Mesmo após revelar os números, o governo não produziu um índice para o volume de mortes, como ocorre em geral com esse tipo de acontecimento.
“Para a Taxa de Mortalidade Infantil de crianças de 0 a 5 anos de idade, optou-se por manter os valores absolutos e não aplicar os cálculos das taxas, considerando o baixo número de eventos, o tamanho populacional por distrito e para permitir uma melhor comparação com os dados fornecidos anteriormente”. finalizou.
Críticas
Os dados estão sendo usados como argumento para cobrar mais atenção aos povos indígenas durante evento simultâneo ao Sínodo da Amazônia, na Cidade do Vaticano. Pesquisadores do relatório anual Violência Contra os Povos Indígenas no Brasil citam os dados.
“Há, também, a inaceitável condição de centenas de comunidades indígenas que vivem sem terra, nas margens de rodovias ou acampadas em diminutas parcelas de terras estaduais ou municipais, em áreas degradadas e contaminadas pela poluição ou por agrotóxicos”, escreveram Roberto Liebgott e Lúcia Rangel, organizadores da publicação.
Por fim, eles criticam: “Setores econômicos pressionaram as autoridades para que as terras indígenas fossem disponibilizadas aos vorazes anseios de lucratividade de um mercado predador”, dispararam.
Versão oficial
Em nota ao Metrópoles, o Ministério da Saúde explicou que tem intensificado, por meio da Secretaria Especial de Saúde Indígena, a vigilância do óbito em todos os Distritos Sanitários Especiais Indígenas (DSEI).
“O objetivo é promover a redução da mortalidade materno-infantil. Assim, a partir do reforço das ações de investigação de óbitos em áreas indígenas, em especial de crianças menores de cinco anos, da sistematização dos registros relacionados aos óbitos, entre outras estratégias, as informações relativas à mortalidade materno-infantil estão cada vez mais qualificadas”, informou o texto.

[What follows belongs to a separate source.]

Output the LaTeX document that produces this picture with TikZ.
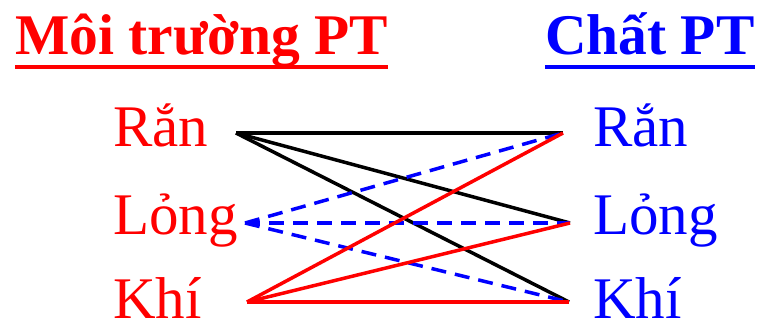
\documentclass[tikz,border=0pt]{standalone}
\usepackage{fontspec}
\setmainfont{Liberation Serif}
\usetikzlibrary{positioning}

\begin{document}
\begin{tikzpicture}[x=1pt, y=-1pt,
    state/.style={anchor=base west, inner sep=0pt, font=\fontsize{59}{70}\selectfont},
    title/.style={anchor=base west, inner sep=0pt, font=\fontsize{57.5}{68}\selectfont\bfseries},
    solidlink/.style={line width=3.5pt},
    dashlink/.style={line width=3.5pt, blue, dash pattern=on 15pt off 9pt},
]
\useasboundingbox (0,0) rectangle (760,323);
% headings
\node[title, text=red] (envT) at (15,55) {Môi trường PT};
\node[title, text=blue] (subT) at (545,55) {Chất PT};
\draw[red, line width=4pt] ([yshift=-12pt]envT.base west) -- ([yshift=-12pt]envT.base east);
\draw[blue, line width=4pt] ([yshift=-12pt]subT.base west) -- ([yshift=-12pt]subT.base east);
% left column
\node[state, text=red] (envR) at (113,147) {Rắn};
\node[state, text=red] (envL) at (113,234) {Lỏng};
\node[state, text=red] (envK) at (113,318) {Khí};
% right column
\node[state, text=blue] (subR) at (593,147) {Rắn};
\node[state, text=blue] (subL) at (593,234) {Lỏng};
\node[state, text=blue] (subK) at (593,318) {Khí};
% link ends
\coordinate (aR) at (236,133);
\coordinate (aL) at (245,223);
\coordinate (aK) at (247,302);
\coordinate (bR) at (563,133);
\coordinate (bL) at (570,223);
\coordinate (bK) at (569,302);
% links
\draw[solidlink] (aR) -- (bR);
\draw[solidlink] (aR) -- (bL);
\draw[solidlink] (aR) -- (bK);
\draw[dashlink] (aL) -- (bR);
\draw[dashlink] (aL) -- (bL);
\draw[dashlink] (aL) -- (bK);
\draw[solidlink, red] (aK) -- (bR);
\draw[solidlink, red] (aK) -- (bL);
\draw[solidlink, red] (aK) -- (bK);
\end{tikzpicture}
\end{document}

Segundo a pasta, no caso da mortalidade de crianças indígenas menores de um ano, as principais causas estão relacionadas a doenças respiratórias, afecções perinatais e doenças infecciosas. Entre 2012 e 2018, foram capacitados 2.287 profissionais para identificar e agir diante de sinais de perigo para saúde na infância.
O texto finaliza. “O treinamento faz parte da estratégia de Atenção Integrada às Doenças Prevalentes na Infância (Aidpi), elaborada pela organização Mundial de Saúde (OMS) com o objetivo de reduzir a mortalidade em menores de cinco anos”, ponderou.
A Fundação Nacional do Índio (Funai) não comentou o assunto. “A Funai atua como parceira da Secretaria Especial de Saúde Indígena, que é a executora das políticas de saúde indígena do Ministério da Saúde”, resumiu, em nota.